# Aim of the exercise:
Give back the full listing verbatim, apart from its images.

# Dataset extract:
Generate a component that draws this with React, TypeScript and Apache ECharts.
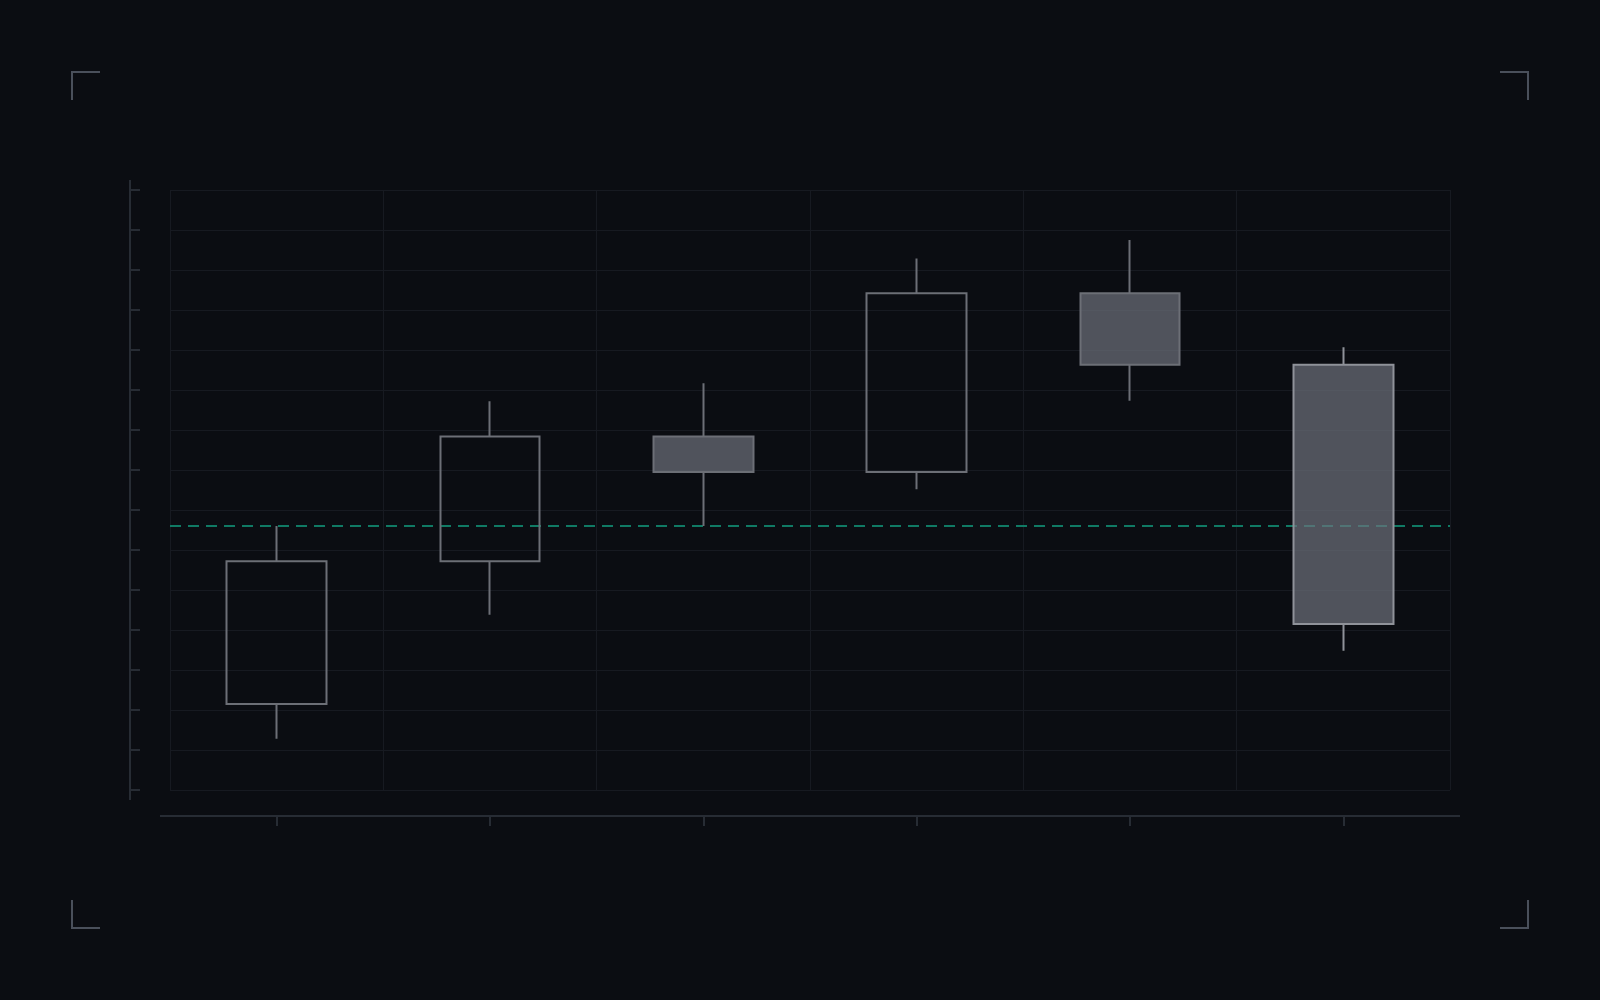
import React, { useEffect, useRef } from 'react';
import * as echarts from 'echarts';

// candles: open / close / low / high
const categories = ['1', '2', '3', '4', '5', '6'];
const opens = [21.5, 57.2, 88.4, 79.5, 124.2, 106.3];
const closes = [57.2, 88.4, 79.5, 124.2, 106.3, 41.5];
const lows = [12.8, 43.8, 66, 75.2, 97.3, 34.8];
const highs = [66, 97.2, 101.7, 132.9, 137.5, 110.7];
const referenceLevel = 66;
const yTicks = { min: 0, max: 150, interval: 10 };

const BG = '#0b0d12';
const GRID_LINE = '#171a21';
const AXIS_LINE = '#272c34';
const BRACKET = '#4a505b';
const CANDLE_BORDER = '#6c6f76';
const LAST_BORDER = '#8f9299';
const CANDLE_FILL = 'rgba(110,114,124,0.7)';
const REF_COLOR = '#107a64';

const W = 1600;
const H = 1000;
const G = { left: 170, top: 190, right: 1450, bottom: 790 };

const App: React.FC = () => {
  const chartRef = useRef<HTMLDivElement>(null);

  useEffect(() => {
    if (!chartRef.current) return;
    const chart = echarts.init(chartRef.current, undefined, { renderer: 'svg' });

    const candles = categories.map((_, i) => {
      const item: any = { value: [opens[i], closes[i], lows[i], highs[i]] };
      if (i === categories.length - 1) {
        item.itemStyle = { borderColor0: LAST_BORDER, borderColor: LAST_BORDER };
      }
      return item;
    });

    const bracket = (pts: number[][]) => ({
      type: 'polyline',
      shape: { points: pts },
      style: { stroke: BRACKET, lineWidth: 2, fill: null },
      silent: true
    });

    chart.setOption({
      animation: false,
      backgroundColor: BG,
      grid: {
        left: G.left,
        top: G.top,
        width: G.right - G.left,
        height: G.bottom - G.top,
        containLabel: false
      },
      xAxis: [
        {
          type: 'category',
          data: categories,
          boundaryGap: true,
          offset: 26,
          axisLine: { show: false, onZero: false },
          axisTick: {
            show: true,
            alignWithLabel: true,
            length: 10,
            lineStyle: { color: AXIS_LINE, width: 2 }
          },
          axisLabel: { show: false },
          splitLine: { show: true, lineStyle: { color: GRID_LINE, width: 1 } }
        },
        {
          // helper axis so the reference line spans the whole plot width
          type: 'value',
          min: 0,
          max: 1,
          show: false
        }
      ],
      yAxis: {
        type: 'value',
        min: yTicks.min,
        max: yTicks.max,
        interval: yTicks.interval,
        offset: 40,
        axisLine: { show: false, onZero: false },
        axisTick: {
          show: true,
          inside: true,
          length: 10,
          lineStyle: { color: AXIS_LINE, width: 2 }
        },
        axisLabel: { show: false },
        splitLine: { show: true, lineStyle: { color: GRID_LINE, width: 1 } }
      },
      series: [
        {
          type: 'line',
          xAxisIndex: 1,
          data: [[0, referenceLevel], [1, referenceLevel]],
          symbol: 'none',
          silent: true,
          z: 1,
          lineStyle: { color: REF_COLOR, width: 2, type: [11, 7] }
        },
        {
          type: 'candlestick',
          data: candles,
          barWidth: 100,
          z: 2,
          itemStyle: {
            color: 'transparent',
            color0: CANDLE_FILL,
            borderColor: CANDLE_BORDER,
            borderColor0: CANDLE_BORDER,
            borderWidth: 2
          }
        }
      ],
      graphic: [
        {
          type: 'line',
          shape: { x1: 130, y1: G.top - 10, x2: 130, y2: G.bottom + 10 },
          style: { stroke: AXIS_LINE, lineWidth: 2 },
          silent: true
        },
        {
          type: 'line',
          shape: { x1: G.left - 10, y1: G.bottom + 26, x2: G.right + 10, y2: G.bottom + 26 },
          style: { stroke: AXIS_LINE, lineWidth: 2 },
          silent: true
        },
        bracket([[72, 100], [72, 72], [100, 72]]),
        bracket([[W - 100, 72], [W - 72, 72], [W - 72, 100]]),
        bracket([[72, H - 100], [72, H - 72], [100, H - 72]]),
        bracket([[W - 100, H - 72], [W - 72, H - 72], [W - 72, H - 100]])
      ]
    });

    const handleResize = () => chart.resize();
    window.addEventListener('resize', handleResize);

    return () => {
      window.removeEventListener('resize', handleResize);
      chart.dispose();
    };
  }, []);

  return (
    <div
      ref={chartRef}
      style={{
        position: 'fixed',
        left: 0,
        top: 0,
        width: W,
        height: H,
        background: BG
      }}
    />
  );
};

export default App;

# The result:
Generate a component that draws this with React, TypeScript and Apache ECharts.
import React, { useEffect, useRef } from 'react';
import * as echarts from 'echarts';

// candles: open / close / low / high
const categories = ['1', '2', '3', '4', '5', '6'];
const opens = [21.5, 57.2, 88.4, 79.5, 124.2, 106.3];
const closes = [57.2, 88.4, 79.5, 124.2, 106.3, 41.5];
const lows = [12.8, 43.8, 66, 75.2, 97.3, 34.8];
const highs = [66, 97.2, 101.7, 132.9, 137.5, 110.7];
const referenceLevel = 66;
const yTicks = { min: 0, max: 150, interval: 10 };

const BG = '#0b0d12';
const GRID_LINE = '#171a21';
const AXIS_LINE = '#272c34';
const BRACKET = '#4a505b';
const CANDLE_BORDER = '#6c6f76';
const LAST_BORDER = '#8f9299';
const CANDLE_FILL = 'rgba(110,114,124,0.7)';
const REF_COLOR = '#107a64';

const W = 1600;
const H = 1000;
const G = { left: 170, top: 190, right: 1450, bottom: 790 };

const App: React.FC = () => {
  const chartRef = useRef<HTMLDivElement>(null);

  useEffect(() => {
    if (!chartRef.current) return;
    const chart = echarts.init(chartRef.current, undefined, { renderer: 'svg' });

    const candles = categories.map((_, i) => {
      const item: any = { value: [opens[i], closes[i], lows[i], highs[i]] };
      if (i === categories.length - 1) {
        item.itemStyle = { borderColor0: LAST_BORDER, borderColor: LAST_BORDER };
      }
      return item;
    });

    const bracket = (pts: number[][]) => ({
      type: 'polyline',
      shape: { points: pts },
      style: { stroke: BRACKET, lineWidth: 2, fill: null },
      silent: true
    });

    chart.setOption({
      animation: false,
      backgroundColor: BG,
      grid: {
        left: G.left,
        top: G.top,
        width: G.right - G.left,
        height: G.bottom - G.top,
        containLabel: false
      },
      xAxis: [
        {
          type: 'category',
          data: categories,
          boundaryGap: true,
          offset: 26,
          axisLine: { show: false, onZero: false },
          axisTick: {
            show: true,
            alignWithLabel: true,
            length: 10,
            lineStyle: { color: AXIS_LINE, width: 2 }
          },
          axisLabel: { show: false },
          splitLine: { show: true, lineStyle: { color: GRID_LINE, width: 1 } }
        },
        {
          // helper axis so the reference line spans the whole plot width
          type: 'value',
          min: 0,
          max: 1,
          show: false
        }
      ],
      yAxis: {
        type: 'value',
        min: yTicks.min,
        max: yTicks.max,
        interval: yTicks.interval,
        offset: 40,
        axisLine: { show: false, onZero: false },
        axisTick: {
          show: true,
          inside: true,
          length: 10,
          lineStyle: { color: AXIS_LINE, width: 2 }
        },
        axisLabel: { show: false },
        splitLine: { show: true, lineStyle: { color: GRID_LINE, width: 1 } }
      },
      series: [
        {
          type: 'line',
          xAxisIndex: 1,
          data: [[0, referenceLevel], [1, referenceLevel]],
          symbol: 'none',
          silent: true,
          z: 1,
          lineStyle: { color: REF_COLOR, width: 2, type: [11, 7] }
        },
        {
          type: 'candlestick',
          data: candles,
          barWidth: 100,
          z: 2,
          itemStyle: {
            color: 'transparent',
            color0: CANDLE_FILL,
            borderColor: CANDLE_BORDER,
            borderColor0: CANDLE_BORDER,
            borderWidth: 2
          }
        }
      ],
      graphic: [
        {
          type: 'line',
          shape: { x1: 130, y1: G.top - 10, x2: 130, y2: G.bottom + 10 },
          style: { stroke: AXIS_LINE, lineWidth: 2 },
          silent: true
        },
        {
          type: 'line',
          shape: { x1: G.left - 10, y1: G.bottom + 26, x2: G.right + 10, y2: G.bottom + 26 },
          style: { stroke: AXIS_LINE, lineWidth: 2 },
          silent: true
        },
        bracket([[72, 100], [72, 72], [100, 72]]),
        bracket([[W - 100, 72], [W - 72, 72], [W - 72, 100]]),
        bracket([[72, H - 100], [72, H - 72], [100, H - 72]]),
        bracket([[W - 100, H - 72], [W - 72, H - 72], [W - 72, H - 100]])
      ]
    });

    const handleResize = () => chart.resize();
    window.addEventListener('resize', handleResize);

    return () => {
      window.removeEventListener('resize', handleResize);
      chart.dispose();
    };
  }, []);

  return (
    <div
      ref={chartRef}
      style={{
        position: 'fixed',
        left: 0,
        top: 0,
        width: W,
        height: H,
        background: BG
      }}
    />
  );
};

export default App;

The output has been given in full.